Polls show support for the YES case plunging with people switching from YES to undecided. Support for the preamble has also fallen but is still likely to be passed. Only 27 percent of women were leaning to YES for the republic compared with 39 percent of men (sample 2065, city and country).
Margo Kingston writing in The Sydney Morning Herald reports Professor Marian Sawer’s comments on the lack of support among women for the republic. Professor Sawer’s research has shown that the idea of replacing the Queen with an Australian head of state has always had less appeal because women are “less attracted than men to themes of separation, independence and self-reliance and more attracted to themes of connection and security. Apron strings and the need to cut them have been very much part of the discourse of masculine independence.” Earlier in the year, Professor Sawer’s view was that republicans should meld the masculine pitch with reconciliation and an inclusive preamble because women were attracted to referendums that delivered more equity but she noted that ARM had taken no notice. She says “the only way to swing women so late in the debate is to “stress the safety of the model”.

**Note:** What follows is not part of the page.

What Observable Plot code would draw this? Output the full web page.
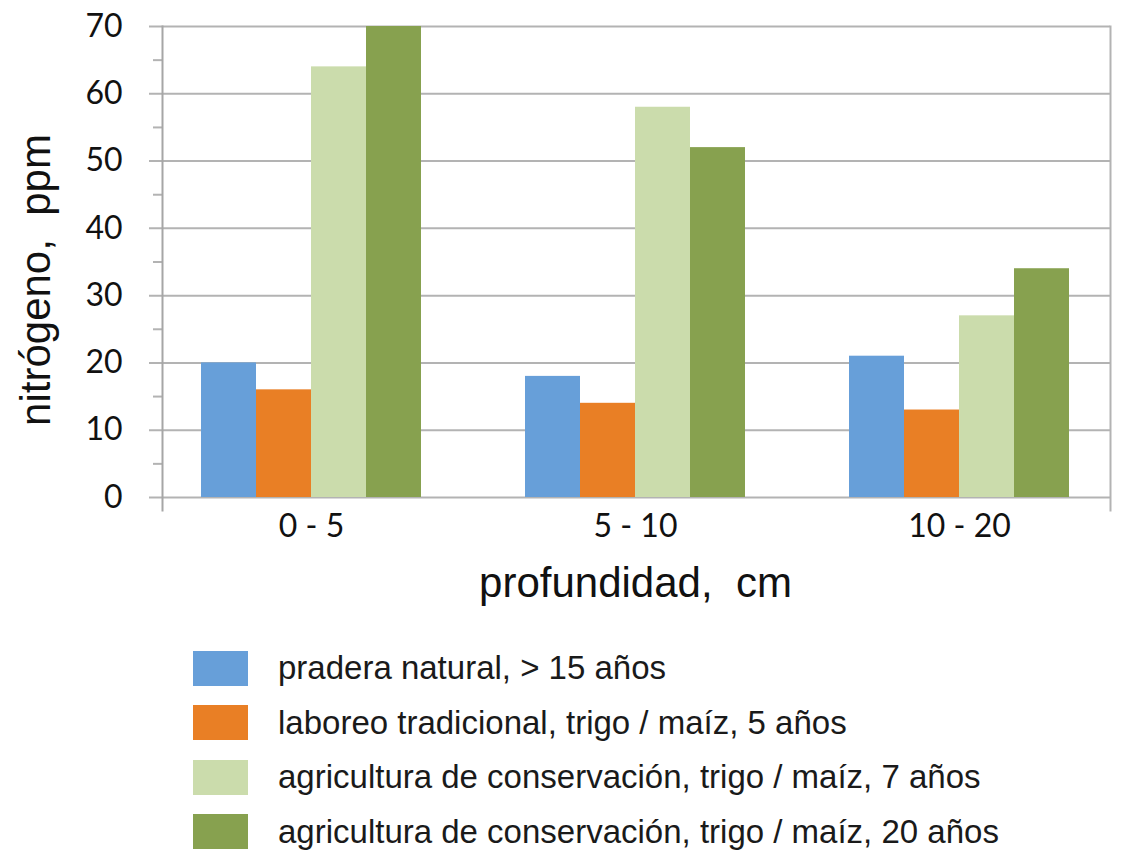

Senator Marise Payne of NSW has a different opinion saying that women were too busy working and running households to have sufficient grasp of the facts and that they don’t have time to go looking for them. She is critical of the lack of basic facts provided by the YES campaign, a gap which the monarchists are filling with wrong information. She thinks many voters now believe that the republic will result in a change to the national flag and all the coins being melted down, neither of which are true.